Okay, we can take an intermission for a moment. I know this is a part of the story that can sound strange. “So, does that mean if I’ve committed myself to God, then I’m married to Him?” Well, yes. The reason I believe that’s an odd concept for many of us is because our understanding of marriage is typically through a worldly lens. One of our first thoughts of marriage is romance (as marketed by the wedding industry), not necessarily sacrifice or commitment. The image of marriage with God looks like the Lord committing Himself completely to His creation, to the point of death. But it doesn’t stop there, because Jesus conquered death to save us, to restore us back to unity with the Father.
If you can’t already tell, God really really loves you and me.
So, when people would choose to serve other gods, this angered Him. By making this choice, they were unfaithful. They had committed “spiritual adultery,” literally giving their bodies over in sacrifice, worship, and devotion to other gods that did not exist (Exodus 32:8, 2 Kings 22:17, Jeremiah 11:10 NIV). They were essentially divorcing God in their actions, deceived by what they thought would bring them fulfillment. Though only the Lord can bring true fulfillment to humanity. Today, we are not immune to the same temptations, to idolize work, a relationship, or a particular passion project. Remember, an idol is anything you serve more than God.
We are not forced into marriage with Him, God allows us to choose Him. Abraham had the choice to listen to God or deny Him. He also allows us to choose a spouse with the intention of being an example to the world of what unadulterated commitment looks like. Marriages are supposed to reflect the kind of commitment God shows His bride, His people. Hence, why God hates divorce (Malachi 2:16 NLT). If you do not believe you are capable of that kind of commitment to another person, do not get married.
Anyone who’s experienced divorce in their family knows the profound damage that can incur. I’ve witnessed it in my own family and in my friends’ families. The hurt runs deep and its impact seeps into the generations that follow, a now distorted image of commitment. Will their children fear for a messy marriage in their own future? Will they distrust and blame God? This can sound harsh, and of course there is redemption when we submit our lives to God, but understanding the potential effect of divorce ahead of time is part of counting the costs of marriage. The wedding day glamour fades quickly when you are faced with real life conflicts, temptations, frustrations, and disappointments, but still have to choose your marriage, your covenant with your spouse, above your preferences and your desires. And that’s not just every once in a while, that’s daily!
As a Christian, you have to make a conscious decision to remain committed to God daily, it is no different with your spouse should you decide to marry.

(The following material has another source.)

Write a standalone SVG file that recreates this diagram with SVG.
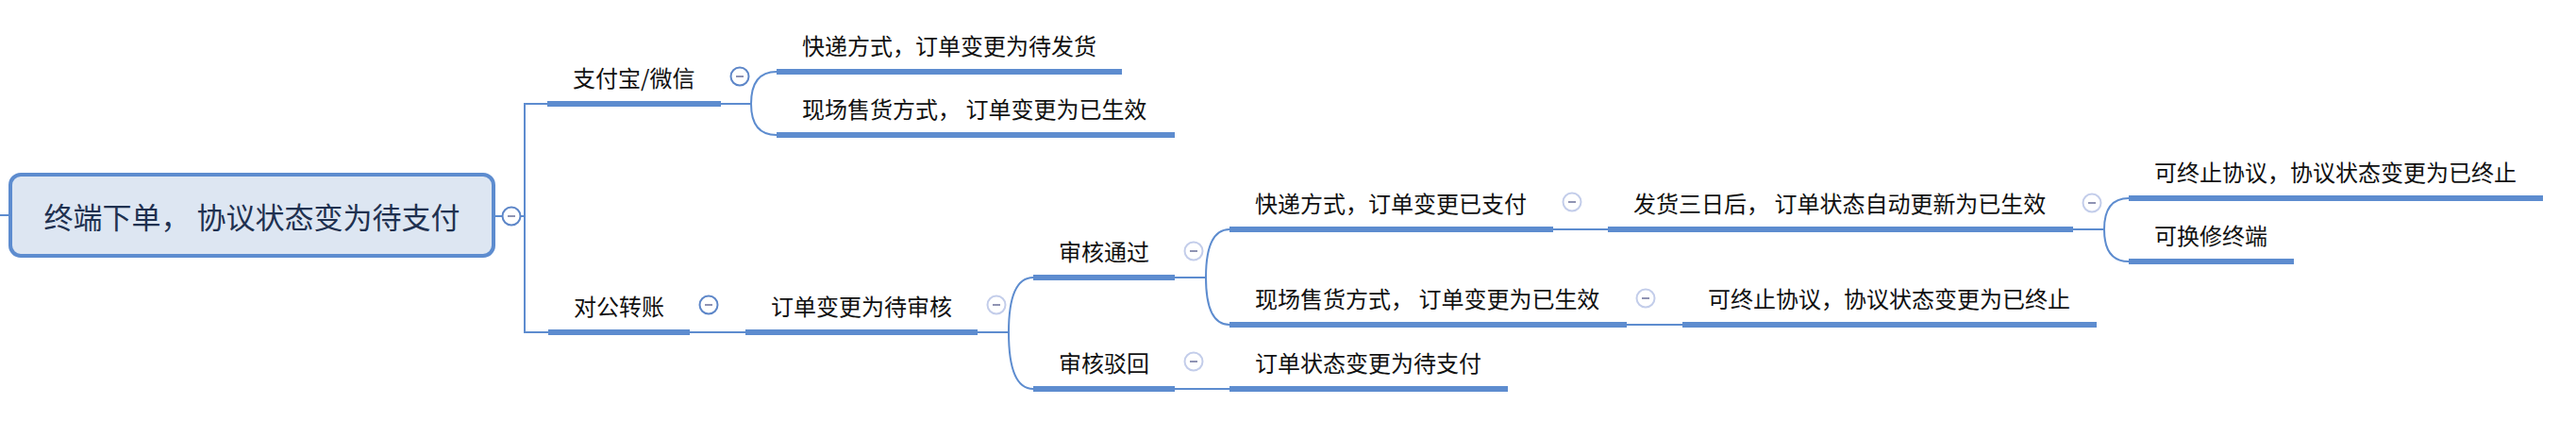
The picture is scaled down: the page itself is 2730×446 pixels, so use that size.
<svg xmlns="http://www.w3.org/2000/svg" width="2730" height="446" viewBox="0 0 2730 446">
<style>
.bar{fill:#5d8ccf}
.ln{fill:none;stroke:#5d8ccf;stroke-width:2}
.t{font-family:"Noto Sans CJK SC","Liberation Sans",sans-serif;font-size:24px;fill:#111}
.rt{font-family:"Noto Sans CJK SC","Liberation Sans",sans-serif;font-size:31px;fill:#1f3150;text-anchor:middle}
.box{fill:#dde6f2;stroke:#5d8ccf;stroke-width:4}
.cd{fill:#fff;stroke:#5d86c8;stroke-width:2}
.cl{fill:#fff;stroke:#c3cdea;stroke-width:2}
.mn{stroke:#8f93b3;stroke-width:2}
</style>
<rect width="2730" height="446" fill="#fff"/>
<g id="connectors">
<path class="ln" d="M0,228 H11"/>
<path class="ln" d="M523,229 H556"/>
<path class="ln" d="M581,110 H556 V352 H581"/>
<path class="ln" d="M764,110 H796 M796,110 Q796,76 823,76 M796,110 Q796,143 823,143"/>
<path class="ln" d="M731,352 H790"/>
<path class="ln" d="M1036,352 H1069 M1069,352 Q1069,294 1095,294 M1069,352 Q1069,412 1095,412"/>
<path class="ln" d="M1245,294 H1278 M1278,294 Q1278,243 1303,243 M1278,294 Q1278,344 1303,344"/>
<path class="ln" d="M1646,243 H1704"/>
<path class="ln" d="M2197,243 H2230 M2230,243 Q2230,210 2256,210 M2230,243 Q2230,277 2256,277"/>
<path class="ln" d="M1724,344 H1783"/>
<path class="ln" d="M1245,412 H1303"/>
</g>
<g id="root">
<rect class="box" x="11" y="185" width="512" height="86" rx="11"/>
<text class="rt" x="267" y="242">终端下单， 协议状态变为待支付</text>
<circle class="cd" cx="542" cy="229" r="9.5"/><path class="mn" d="M538,229 H546"/>
</g>
<g id="n-zfb">
<rect class="bar" x="580" y="107" width="184" height="6"/>
<text class="t" x="607" y="92">支付宝/微信</text>
<circle class="cd" cx="784" cy="81" r="9.5"/><path class="mn" d="M780,81 H788"/>
</g>
<g id="n-zfb-kd">
<rect class="bar" x="823" y="73" width="366" height="6"/>
<text class="t" x="850" y="58">快递方式，订单变更为待发货</text>
</g>
<g id="n-zfb-xc">
<rect class="bar" x="823" y="140" width="422" height="6"/>
<text class="t" x="850" y="125">现场售货方式， 订单变更为已生效</text>
</g>
<g id="n-dgzz">
<rect class="bar" x="581" y="349" width="150" height="6"/>
<text class="t" x="608" y="334">对公转账</text>
<circle class="cd" cx="751" cy="323" r="9.5"/><path class="mn" d="M747,323 H755"/>
</g>
<g id="n-dsh">
<rect class="bar" x="790" y="349" width="246" height="6"/>
<text class="t" x="817" y="334">订单变更为待审核</text>
<circle class="cl" cx="1056" cy="323" r="9.5"/><path class="mn" d="M1052,323 H1060"/>
</g>
<g id="n-shtg">
<rect class="bar" x="1095" y="291" width="150" height="6"/>
<text class="t" x="1122" y="276">审核通过</text>
<circle class="cl" cx="1265" cy="266" r="9.5"/><path class="mn" d="M1261,266 H1269"/>
</g>
<g id="n-shbh">
<rect class="bar" x="1095" y="409" width="150" height="6"/>
<text class="t" x="1122" y="394">审核驳回</text>
<circle class="cl" cx="1265" cy="383" r="9.5"/><path class="mn" d="M1261,383 H1269"/>
</g>
<g id="n-kdyzf">
<rect class="bar" x="1303" y="240" width="343" height="6"/>
<text class="t" x="1330" y="225">快递方式，订单变更已支付</text>
<circle class="cl" cx="1666" cy="214" r="9.5"/><path class="mn" d="M1662,214 H1670"/>
</g>
<g id="n-fhsrh">
<rect class="bar" x="1704" y="240" width="493" height="6"/>
<text class="t" x="1731" y="225">发货三日后， 订单状态自动更新为已生效</text>
<circle class="cl" cx="2217" cy="215" r="9.5"/><path class="mn" d="M2213,215 H2221"/>
</g>
<g id="n-kzz1">
<rect class="bar" x="2256" y="207" width="439" height="6"/>
<text class="t" x="2283" y="192">可终止协议，协议状态变更为已终止</text>
</g>
<g id="n-khx">
<rect class="bar" x="2256" y="274" width="175" height="6"/>
<text class="t" x="2283" y="259">可换修终端</text>
</g>
<g id="n-xc2">
<rect class="bar" x="1303" y="341" width="421" height="6"/>
<text class="t" x="1330" y="326">现场售货方式， 订单变更为已生效</text>
<circle class="cl" cx="1744" cy="316" r="9.5"/><path class="mn" d="M1740,316 H1748"/>
</g>
<g id="n-kzz2">
<rect class="bar" x="1783" y="341" width="439" height="6"/>
<text class="t" x="1810" y="326">可终止协议，协议状态变更为已终止</text>
</g>
<g id="n-dzf">
<rect class="bar" x="1303" y="409" width="295" height="6"/>
<text class="t" x="1330" y="394">订单状态变更为待支付</text>
</g>
</svg>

Alright, time to take a deep breath. Ahhhhhhh. I think that was needed. This is heavy stuff. If you’re single and interested in marriage, you need to count the costs now. And remember that there is no shame in single-hood. Paul even said, “I would like you to be free from concern. An unmarried man is concerned about the Lord’s affairs - how he can please the Lord. But a married man is concerned about the affairs of this world - how he can please his wife - and his interests are divided” (1 Corinthians 7:32-33). Both singleness and marriage are gifts. Both are unique examples to the world of commitment when lived out in a godly manner. And let’s be honest, both require sacrifice. When choosing marriage though, can you hold to the kind of commitment that God expects? It’s not just about what the two of you want, it’s about what your union represents to others. Please don’t wait until ya’ll are doing the Cupid Shuffle together at your wedding to think about this. At that point, it's a little too late.